Spatiotemporal hollow multi-ring optical solitons in strongly nonlocal nonlinear media

Spatiotemporal optical solitons in strongly nonlocal nonlinear media (SNNM) are investigated theoretically and numerically by solving the ( 3 + 1 ) D Schrödinger equation in parabolic cylindric coordinates. The spatiotemporal optical solitons in parabolic cylindric coordinates are constructed by the Hermite–Gaussian pulses with topology charge l in the temporal domain and confluent hypergeometric beams with model number n, m in the spatial domain. The transverse field patterns of the solitons are manipulated by the confluent hypergeometric functions; meanwhile the Hermite–Gaussian pulses affect their transverse central peak’s intensity. Typical examples of the obtained soliton solutions are based on spatial mode numbers m, n, pulse topology charge l, and modulation depth q.
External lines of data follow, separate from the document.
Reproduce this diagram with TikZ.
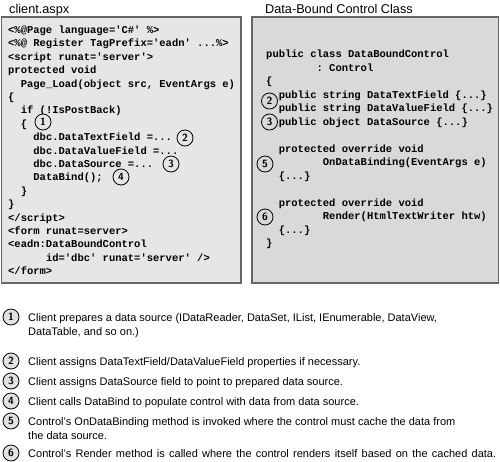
\documentclass[tikz,border=0pt]{standalone}
\usepackage{fontspec}
\setmainfont{Liberation Sans}
\setmonofont{Liberation Mono}
\definecolor{leftfill}{HTML}{E6E6E6}
\definecolor{rightfill}{HTML}{D9D9D9}
\definecolor{panelborder}{HTML}{666666}
\definecolor{numfill}{HTML}{E2E2E2}
\begin{document}
\begin{tikzpicture}[x=1pt,y=-1pt]
\tikzset{
  panel/.style={draw=panelborder, line width=1.8pt},
  code/.style={anchor=base west, inner sep=0pt, font=\ttfamily\bfseries\fontsize{10.5}{12}\selectfont},
  num/.style={circle, draw=black, line width=0.8pt, minimum size=16pt, inner sep=0pt,
    font=\sffamily\bfseries\fontsize{10.5}{10.5}\selectfont},
  title/.style={anchor=base west, inner sep=0pt, font=\fontsize{12.7}{14}\selectfont},
  legend/.style={anchor=base west, inner sep=0pt, align=left, font=\fontsize{11}{14}\selectfont}
}
\useasboundingbox (0,0) rectangle (500,461);
\fill[white] (0,0) rectangle (500,461);

% titles
\node[title] (t1) at (9,13) {client.aspx};
\node[title] (t2) at (265,13) {Data-Bound Control Class};

% panels
\draw[panel, fill=leftfill] (1.5,17) rectangle (241,283);
\draw[panel, fill=rightfill] (252,17) rectangle (498.5,283);

% left code
\node[code] (L1) at (8,33.5) {<\%@Page language='C\#' \%>};
\node[code] (L2) at (8,46.9) {<\%@ Register TagPrefix='eadn' ...\%>};
\node[code] (L3) at (8,60.3) {<script runat='server'>};
\node[code] (L4) at (8,73.7) {protected void};
\node[code] (L5) at (8,87.1) {\phantom{xx}Page\_Load(object src, EventArgs e)};
\node[code] (L6) at (8,100.5) {\{};
\node[code] (L7) at (8,113.9) {\phantom{xx}if (!IsPostBack)};
\node[code] (L8) at (8,127.3) {\phantom{xx}\{};
\node[code] (L9) at (8,140.7) {\phantom{xxxx}dbc.DataTextField =...};
\node[code] (L10) at (8,154.1) {\phantom{xxxx}dbc.DataValueField =...};
\node[code] (L11) at (8,167.5) {\phantom{xxxx}dbc.DataSource =...};
\node[code] (L12) at (8,180.9) {\phantom{xxxx}DataBind();};
\node[code] (L13) at (8,194.3) {\phantom{xx}\}};
\node[code] (L14) at (8,207.7) {\}};
\node[code] (L15) at (8,221.1) {</script>};
\node[code] (L16) at (8,234.5) {<form runat=server>};
\node[code] (L17) at (8,247.9) {<eadn:DataBoundControl};
\node[code] (L18) at (8,261.3) {\phantom{xxxxxx}id='dbc' runat='server' />};
\node[code] (L19) at (8,274.7) {</form>};

% right code
\node[code] (R1) at (266,57.5) {public class DataBoundControl};
\node[code] (R2) at (266,71) {\phantom{xxxxxxxx}: Control};
\node[code] (R3) at (266,84.5) {\{};
\node[code] (R4) at (266,98) {\phantom{xx}public string DataTextField \{...\}};
\node[code] (R5) at (266,111.5) {\phantom{xx}public string DataValueField \{...\}};
\node[code] (R6) at (266,125) {\phantom{xx}public object DataSource \{...\}};
\node[code] (R8) at (266,152) {\phantom{xx}protected override void};
\node[code] (R9) at (266,165.5) {\phantom{xxxxxxxxx}OnDataBinding(EventArgs e)};
\node[code] (R10) at (266,179) {\phantom{xx}\{...\}};
\node[code] (R12) at (266,206) {\phantom{xx}protected override void};
\node[code] (R13) at (266,219.5) {\phantom{xxxxxxxxx}Render(HtmlTextWriter htw)};
\node[code] (R14) at (266,233) {\phantom{xx}\{...\}};
\node[code] (R15) at (266,246.5) {\}};

% numbers in left panel
\node[num, fill=leftfill] (a1) at (43,122) {1};
\node[num, fill=leftfill] (a2) at (185,138) {2};
\node[num, fill=leftfill] (a3) at (171,164) {3};
\node[num, fill=leftfill] (a4) at (121,177) {4};

% numbers in right panel
\node[num, fill=rightfill] (b2) at (269.5,101) {2};
\node[num, fill=rightfill] (b3) at (269.5,122) {3};
\node[num, fill=rightfill] (b5) at (265,164) {5};
\node[num, fill=rightfill] (b6) at (265,217) {6};

% legend
\node[num, fill=numfill] (c1) at (11,317) {1};
\node[legend] (d1) at (28,335) {Client prepares a data source (IDataReader, DataSet, IList, IEnumerable, DataView,\\DataTable, and so on.)};
\node[num, fill=numfill] (c2) at (11,361) {2};
\node[legend] (d2) at (28,365) {Client assigns DataTextField/DataValueField properties if necessary.};
\node[num, fill=numfill] (c3) at (11,381) {3};
\node[legend] (d3) at (28,385) {Client assigns DataSource field to point to prepared data source.};
\node[num, fill=numfill] (c4) at (11,401) {4};
\node[legend] (d4) at (28,405) {Client calls DataBind to populate control with data from data source.};
\node[num, fill=numfill] (c5) at (11,421) {5};
\node[legend] (d5) at (28,439) {Control's OnDataBinding method is invoked where the control must cache the data from\\the data source.};
\node[num, fill=numfill] (c6) at (11,453) {6};
\node[legend] (d6) at (28,457) {\makebox[468pt][s]{Control's Render method is called where the control renders itself based on the cached data.}};
\end{tikzpicture}
\end{document}
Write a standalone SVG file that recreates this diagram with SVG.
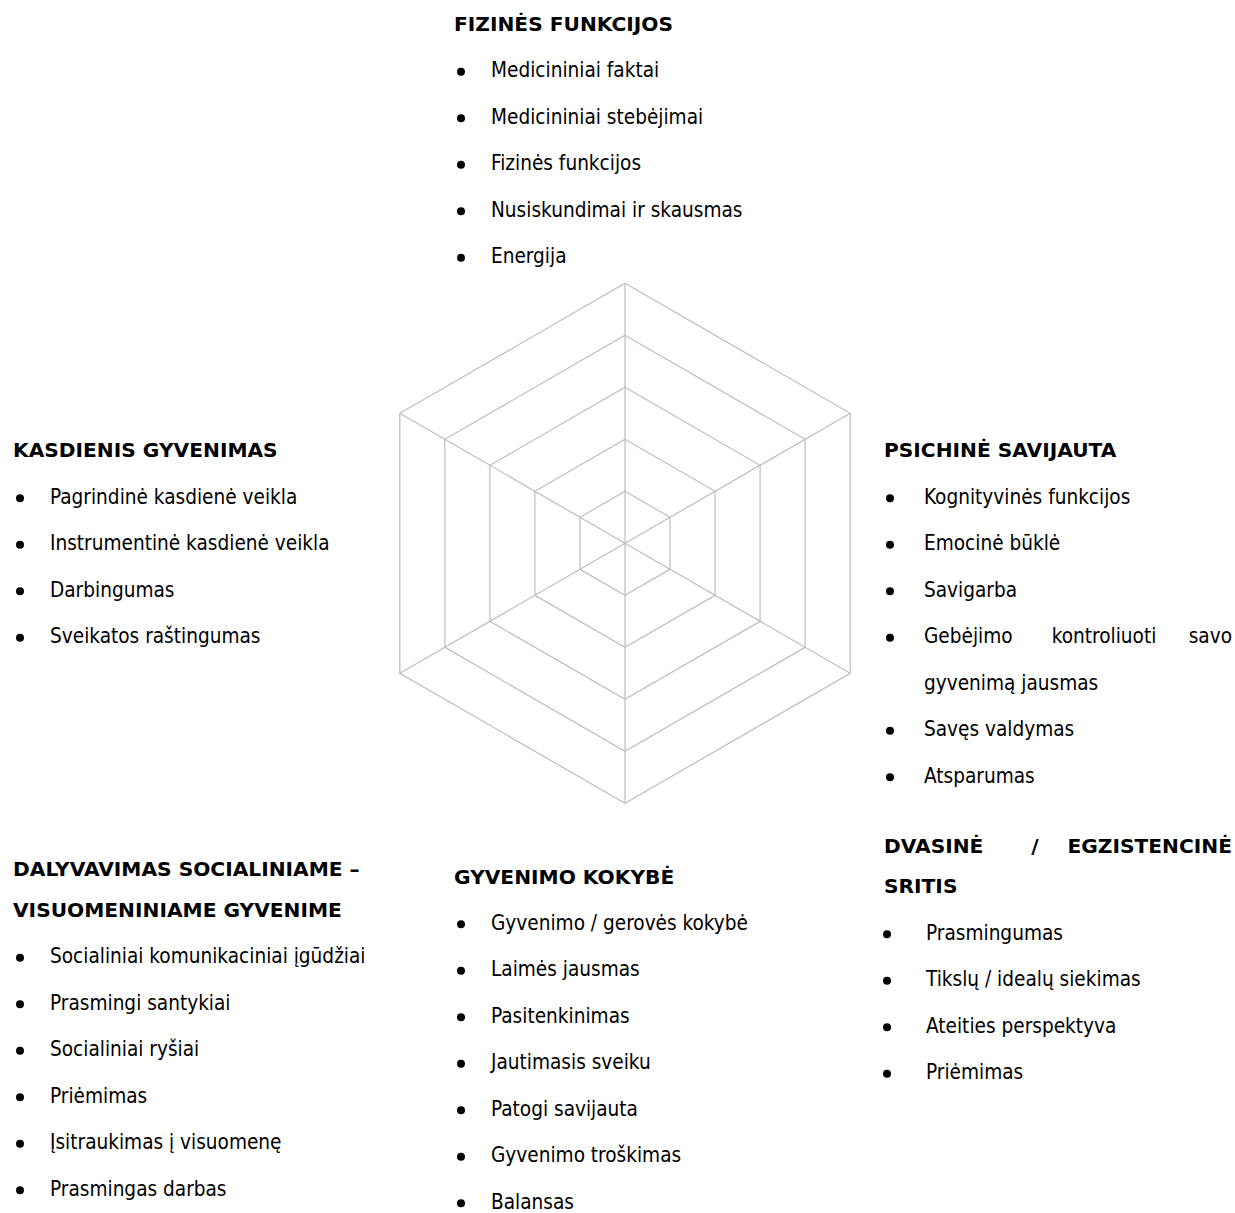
<svg xmlns="http://www.w3.org/2000/svg" width="1235" height="1213" viewBox="0 0 1235 1213">
  <style>
    .grid { fill: none; stroke: #bdbdbd; stroke-width: 1.2; stroke-linejoin: miter; }
    .head { font-family: "DejaVu Sans", "Liberation Sans", sans-serif; font-weight: bold; font-size: 20.2px; fill: #000; }
    .item { font-family: "DejaVu Sans Condensed", "DejaVu Sans", sans-serif; font-stretch: condensed; font-size: 20.6px; fill: #000; }
    .dot { fill: #000; }
  </style>
  <defs>
    <circle id="bullet" class="dot" r="4"/>
  </defs>
  <rect width="1235" height="1213" fill="#fff"/>

  <!-- hexagonal radar grid: five rings and six spokes -->
  <g id="radar" transform="translate(625,543.3)">
    <polygon class="grid" points="0,-52 45.03,-26 45.03,26 0,52 -45.03,26 -45.03,-26"/>
    <polygon class="grid" points="0,-104 90.07,-52 90.07,52 0,104 -90.07,52 -90.07,-52"/>
    <polygon class="grid" points="0,-156 135.1,-78 135.1,78 0,156 -135.1,78 -135.1,-78"/>
    <polygon class="grid" points="0,-208 180.13,-104 180.13,104 0,208 -180.13,104 -180.13,-104"/>
    <polygon class="grid" points="0,-260 225.17,-130 225.17,130 0,260 -225.17,130 -225.17,-130"/>
    <g id="spokes">
      <line class="grid" x1="0" y1="0" x2="0" y2="-260"/>
      <line class="grid" x1="0" y1="0" x2="225.17" y2="-130"/>
      <line class="grid" x1="0" y1="0" x2="225.17" y2="130"/>
      <line class="grid" x1="0" y1="0" x2="0" y2="260"/>
      <line class="grid" x1="0" y1="0" x2="-225.17" y2="130"/>
      <line class="grid" x1="0" y1="0" x2="-225.17" y2="-130"/>
    </g>
  </g>

  <!-- top: physical functions -->
  <g id="fizines-funkcijos">
    <text class="head" x="454" y="30.5">FIZINĖS FUNKCIJOS</text>
    <use href="#bullet" x="461" y="71.8"/>
    <text class="item" x="491" y="77.3">Medicininiai faktai</text>
    <use href="#bullet" x="461" y="118.3"/>
    <text class="item" x="491" y="123.8">Medicininiai stebėjimai</text>
    <use href="#bullet" x="461" y="164.8"/>
    <text class="item" x="491" y="170.3">Fizinės funkcijos</text>
    <use href="#bullet" x="461" y="211.3"/>
    <text class="item" x="491" y="216.8">Nusiskundimai ir skausmas</text>
    <use href="#bullet" x="461" y="257.8"/>
    <text class="item" x="491" y="263.3">Energija</text>
  </g>

  <!-- left: daily living -->
  <g id="kasdienis-gyvenimas">
    <text class="head" x="13" y="457.3">KASDIENIS GYVENIMAS</text>
    <use href="#bullet" x="20" y="498.3"/>
    <text class="item" x="50" y="503.8">Pagrindinė kasdienė veikla</text>
    <use href="#bullet" x="20" y="544.8"/>
    <text class="item" x="50" y="550.3">Instrumentinė kasdienė veikla</text>
    <use href="#bullet" x="20" y="591.3"/>
    <text class="item" x="50" y="596.8">Darbingumas</text>
    <use href="#bullet" x="20" y="637.8"/>
    <text class="item" x="50" y="643.3">Sveikatos raštingumas</text>
  </g>

  <!-- right: mental wellbeing -->
  <g id="psichine-savijauta">
    <text class="head" x="884" y="457.3">PSICHINĖ SAVIJAUTA</text>
    <use href="#bullet" x="890" y="498.3"/>
    <text class="item" x="924" y="503.8">Kognityvinės funkcijos</text>
    <use href="#bullet" x="890" y="544.8"/>
    <text class="item" x="924" y="550.3">Emocinė būklė</text>
    <use href="#bullet" x="890" y="591.3"/>
    <text class="item" x="924" y="596.8">Savigarba</text>
    <use href="#bullet" x="890" y="637.8"/>
    <text class="item" x="924" y="643.3">Gebėjimo</text>
    <text class="item" x="1104" y="643.3" text-anchor="middle">kontroliuoti</text>
    <text class="item" x="1232" y="643.3" text-anchor="end">savo</text>
    <text class="item" x="924" y="689.8">gyvenimą jausmas</text>
    <use href="#bullet" x="890" y="730.8"/>
    <text class="item" x="924" y="736.3">Savęs valdymas</text>
    <use href="#bullet" x="890" y="777.3"/>
    <text class="item" x="924" y="782.8">Atsparumas</text>
  </g>

  <!-- bottom left: social participation -->
  <g id="dalyvavimas">
    <text class="head" x="13" y="876.3">DALYVAVIMAS SOCIALINIAME –</text>
    <text class="head" x="13" y="916.7">VISUOMENINIAME GYVENIME</text>
    <use href="#bullet" x="20" y="957.8"/>
    <text class="item" x="50" y="963.3">Socialiniai komunikaciniai įgūdžiai</text>
    <use href="#bullet" x="20" y="1004.3"/>
    <text class="item" x="50" y="1009.8">Prasmingi santykiai</text>
    <use href="#bullet" x="20" y="1050.8"/>
    <text class="item" x="50" y="1056.3">Socialiniai ryšiai</text>
    <use href="#bullet" x="20" y="1097.3"/>
    <text class="item" x="50" y="1102.8">Priėmimas</text>
    <use href="#bullet" x="20" y="1143.8"/>
    <text class="item" x="50" y="1149.3">Įsitraukimas į visuomenę</text>
    <use href="#bullet" x="20" y="1190.3"/>
    <text class="item" x="50" y="1195.8">Prasmingas darbas</text>
  </g>

  <!-- bottom middle: quality of life -->
  <g id="gyvenimo-kokybe">
    <text class="head" x="454" y="883.5">GYVENIMO KOKYBĖ</text>
    <use href="#bullet" x="461" y="924.3"/>
    <text class="item" x="491" y="929.8">Gyvenimo / gerovės kokybė</text>
    <use href="#bullet" x="461" y="970.8"/>
    <text class="item" x="491" y="976.3">Laimės jausmas</text>
    <use href="#bullet" x="461" y="1017.3"/>
    <text class="item" x="491" y="1022.8">Pasitenkinimas</text>
    <use href="#bullet" x="461" y="1063.8"/>
    <text class="item" x="491" y="1069.3">Jautimasis sveiku</text>
    <use href="#bullet" x="461" y="1110.3"/>
    <text class="item" x="491" y="1115.8">Patogi savijauta</text>
    <use href="#bullet" x="461" y="1156.8"/>
    <text class="item" x="491" y="1162.3">Gyvenimo troškimas</text>
    <use href="#bullet" x="461" y="1203.3"/>
    <text class="item" x="491" y="1208.8">Balansas</text>
  </g>

  <!-- bottom right: spiritual / existential domain -->
  <g id="dvasine-sritis">
    <text class="head" x="884" y="853">DVASINĖ</text>
    <text class="head" x="1035" y="853" text-anchor="middle">/</text>
    <text class="head" x="1232" y="853" text-anchor="end">EGZISTENCINĖ</text>
    <text class="head" x="884" y="893">SRITIS</text>
    <use href="#bullet" x="887" y="934.3"/>
    <text class="item" x="926" y="939.8">Prasmingumas</text>
    <use href="#bullet" x="887" y="980.8"/>
    <text class="item" x="926" y="986.3">Tikslų / idealų siekimas</text>
    <use href="#bullet" x="887" y="1027.3"/>
    <text class="item" x="926" y="1032.8">Ateities perspektyva</text>
    <use href="#bullet" x="887" y="1073.8"/>
    <text class="item" x="926" y="1079.3">Priėmimas</text>
  </g>
</svg>
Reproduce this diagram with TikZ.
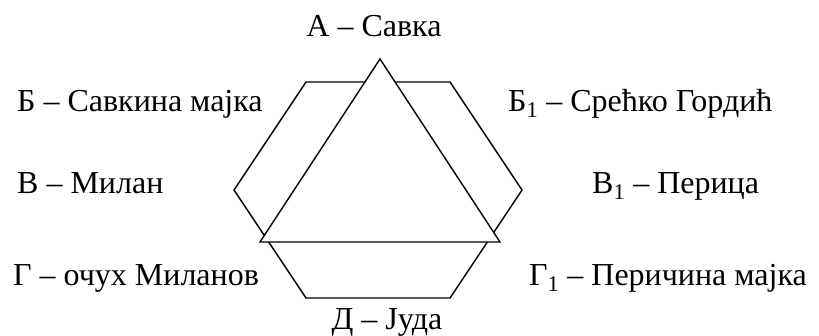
\documentclass[tikz,border=0pt]{standalone}
\usepackage{fontspec}
\setmainfont{Liberation Serif}
\begin{document}
\begin{tikzpicture}[x=1pt,y=-1pt,
  lbl/.style={inner sep=0pt,font=\fontsize{32}{36}\selectfont},
  edge/.style={line width=1.4pt,line join=miter}]
\useasboundingbox (0,0) rectangle (819,335);
% hexagon
\coordinate (h1) at (306,82);
\coordinate (h2) at (450,82);
\coordinate (h3) at (522,190);
\coordinate (h4) at (450,298);
\coordinate (h5) at (306,298);
\coordinate (h6) at (234,190);
\draw[edge] (h1) -- (h2) -- (h3) -- (h4) -- (h5) -- (h6) -- cycle;
% triangle over it
\coordinate (t1) at (380,59);
\coordinate (t2) at (260,242);
\coordinate (t3) at (500,242);
\draw[edge,fill=white] (t1) -- (t2) -- (t3) -- cycle;
% labels
\node[lbl,anchor=base] (A) at (374,36) {А – Савка};
\node[lbl,anchor=base west] (B) at (17,111) {Б – Савкина мајка};
\node[lbl,anchor=base west] (B1) at (508,111) {Б\textsubscript{1} – Срећко Гордић};
\node[lbl,anchor=base west] (V) at (17,193) {В – Милан};
\node[lbl,anchor=base west] (V1) at (592,193) {В\textsubscript{1} – Перица};
\node[lbl,anchor=base west] (G) at (13,285) {Г – очух Миланов};
\node[lbl,anchor=base west] (G1) at (529,285) {Г\textsubscript{1} – Перичина мајка};
\node[lbl,anchor=base] (D) at (387,329) {Д – Јуда};
\end{tikzpicture}
\end{document}
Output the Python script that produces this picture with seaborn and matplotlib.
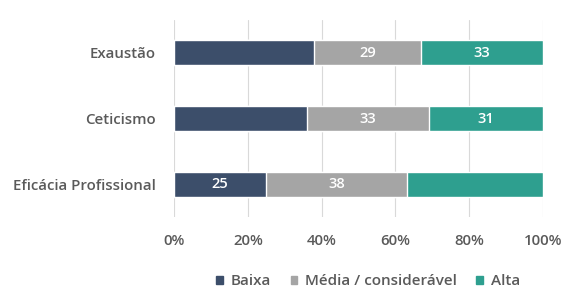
import numpy as np
import pandas as pd
import matplotlib
matplotlib.use("Agg")
import matplotlib.pyplot as plt
import seaborn as sns
from matplotlib.patches import Patch

categorias = ["Exaustão", "Ceticismo", "Eficácia Profissional"]
baixa = [38, 36, 25]
media = [29, 33, 38]
alta = [33, 31, 37]
# quais rótulos aparecem no original
mostrar_baixa = [False, False, True]
mostrar_media = [True, True, True]
mostrar_alta = [True, True, False]

series = ["Baixa", "Média / considerável", "Alta"]
cores = ["#3C4E6A", "#A5A5A5", "#2E9F8F"]
ticks = [0, 20, 40, 60, 80, 100]
tick_labels = ["0%", "20%", "40%", "60%", "80%", "100%"]

sns.set_style("white")
plt.rcParams["font.family"] = ["Open Sans", "DejaVu Sans"]

df = pd.DataFrame({"cat": categorias, "Baixa": baixa,
                   "Média": media, "Alta": alta})
df["ate_media"] = df["Baixa"] + df["Média"]
df["total"] = df["ate_media"] + df["Alta"]

fig = plt.figure(figsize=(5.64, 2.91), dpi=100)
ax = fig.add_axes([0.3085, 0.254, 0.6545, 0.677])

# barras empilhadas: total primeiro, depois sobrepor
sns.barplot(data=df, x="total", y="cat", order=categorias, color=cores[2],
            width=0.38, ax=ax, saturation=1)
sns.barplot(data=df, x="ate_media", y="cat", order=categorias, color=cores[1],
            width=0.38, ax=ax, saturation=1)
sns.barplot(data=df, x="Baixa", y="cat", order=categorias, color=cores[0],
            width=0.38, ax=ax, saturation=1)

# rótulos
rot = dict(ha="center", va="center", color="white", fontsize=10.5,
           fontweight="semibold")
for i in range(len(categorias)):
    if mostrar_baixa[i]:
        ax.text(baixa[i] / 2, i, str(baixa[i]), **rot)
    if mostrar_media[i]:
        ax.text(baixa[i] + media[i] / 2, i, str(media[i]), **rot)
    if mostrar_alta[i]:
        ax.text(baixa[i] + media[i] + alta[i] / 2, i, str(alta[i]), **rot)

ax.set_xlim(0, 100)
ax.set_ylim(2.5, -0.5)
ax.set_xticks(ticks)
ax.set_xticklabels(tick_labels)
ax.set_xlabel("")
ax.set_ylabel("")
ax.xaxis.grid(True, color="#D9D9D9", linewidth=0.8)
ax.set_axisbelow(True)
for s in ax.spines.values():
    s.set_visible(False)
ax.tick_params(axis="both", length=0, labelsize=10.8, colors="#5A5A5A")
ax.tick_params(axis="x", pad=12)
ax.tick_params(axis="y", pad=13)
for t in ax.get_xticklabels() + ax.get_yticklabels():
    t.set_fontweight("semibold")

handles = [Patch(color=c, label=l) for c, l in zip(cores, series)]
leg = fig.legend(handles=handles, loc="center", bbox_to_anchor=(0.653, 0.034),
                 ncol=3, frameon=False, fontsize=11, handlelength=0.42,
                 handleheight=0.42, handletextpad=0.55, columnspacing=1.25,
                 labelcolor="#5A5A5A")
for t in leg.get_texts():
    t.set_fontweight("semibold")

fig.savefig("out.png", dpi=100)
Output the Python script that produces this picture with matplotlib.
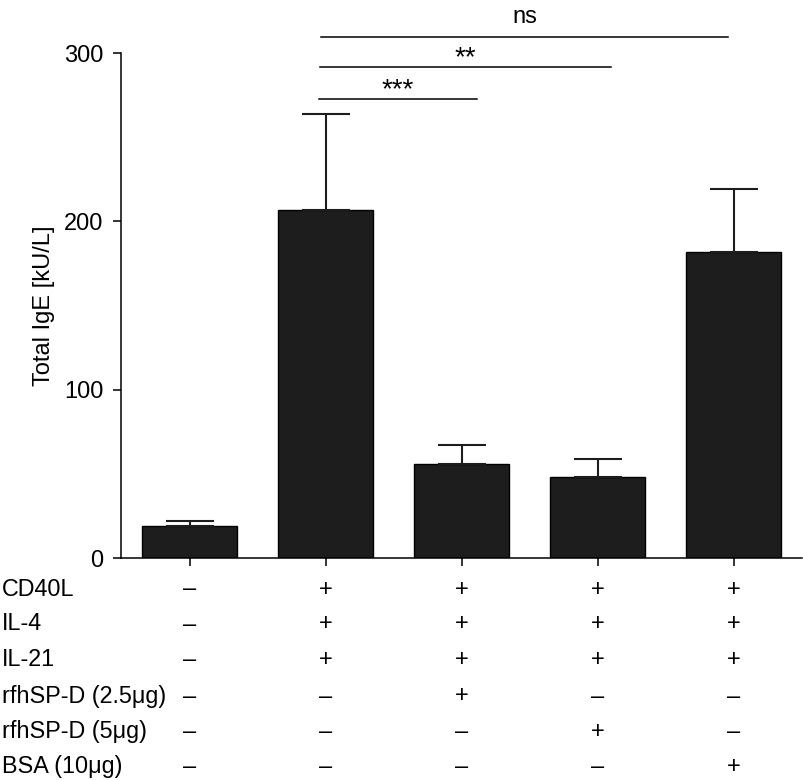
import matplotlib.pyplot as plt
from matplotlib.transforms import blended_transform_factory

plt.rcParams['font.family'] = ['Liberation Sans', 'DejaVu Sans']

# data
means = [19, 207, 56, 48, 182]
errors = [3, 57, 11, 11, 37]

row_labels = ['CD40L', 'IL-4', 'IL-21', 'rfhSP-D (2.5μg)', 'rfhSP-D (5μg)', 'BSA (10μg)']
row_signs = [
    ['–', '+', '+', '+', '+'],
    ['–', '+', '+', '+', '+'],
    ['–', '+', '+', '+', '+'],
    ['–', '–', '+', '–', '–'],
    ['–', '–', '–', '+', '–'],
    ['–', '–', '–', '–', '+'],
]

# significance brackets: start, end, height, text
sig_start = [0.955, 0.96, 0.965]
sig_end = [2.11, 3.10, 3.96]
sig_height = [272.7, 291.7, 309.7]
sig_text = ['***', '**', 'ns']
sig_text_y = [274.0, 293.0, 317.7]
sig_size = [20, 20, 17]

fig = plt.figure(figsize=(8.04, 7.8), dpi=100)
ax = fig.add_axes([0.1511, 0.2846, 0.8460, 0.6474])

x = list(range(len(means)))
ax.bar(x, means, width=0.7, color='#1d1d1d', edgecolor='black', linewidth=1,
       yerr=[[0] * len(errors), errors], capsize=17,
       error_kw=dict(elinewidth=1.5, capthick=1.5, ecolor='#1d1d1d'))

ax.set_xlim(-0.5, 4.5)
ax.set_ylim(0, 300)
ax.set_yticks([0, 100, 200, 300])
ax.set_xticks(x)
ax.set_xticklabels([])
for s in ['top', 'right']:
    ax.spines[s].set_visible(False)
for s in ['left', 'bottom']:
    ax.spines[s].set_linewidth(1.1)
ax.tick_params(axis='both', length=6, width=1.1, labelsize=17, pad=7)
ax.set_ylabel('Total IgE [kU/L]', fontsize=17)
ax.yaxis.set_label_coords(-0.098, 0.5)

for x0, x1, h, t, ty, fs in zip(sig_start, sig_end, sig_height, sig_text, sig_text_y, sig_size):
    ax.plot([x0, x1], [h, h], color='black', lw=1.1, clip_on=False)
    ax.text((x0 + x1) / 2, ty, t, ha='center', va='baseline', fontsize=fs)

# condition table under the axis
trans = blended_transform_factory(ax.transData, fig.transFigure)
baselines = [595.5, 630.5, 666, 702.5, 738, 773.3]
for label, signs, yb in zip(row_labels, row_signs, baselines):
    yf = 1 - yb / 780
    fig.text(0.002, yf, label, ha='left', va='baseline', fontsize=16.8)
    for xi, s in zip(x, signs):
        ax.text(xi, yf, s, transform=trans, ha='center', va='baseline', fontsize=17)

fig.savefig('out.png', dpi=100)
The spatiotemporal hollow multi-ring optical soliton in SNNM with m ≠ 0 is first accessed. The spatiotemporal optical soliton keeps approximately non-dispersion properties in the temporal dimension, and their widths of packets remain steady in the spatial dimension. Their transverse central peak’s intensity vibrates and decays with the pulse topology charge l increasing. The spatiotemporal hollow multi-ring optical solitons in SNNM have potential applications in optical switches, optical communications, and three-dimensional microprinting.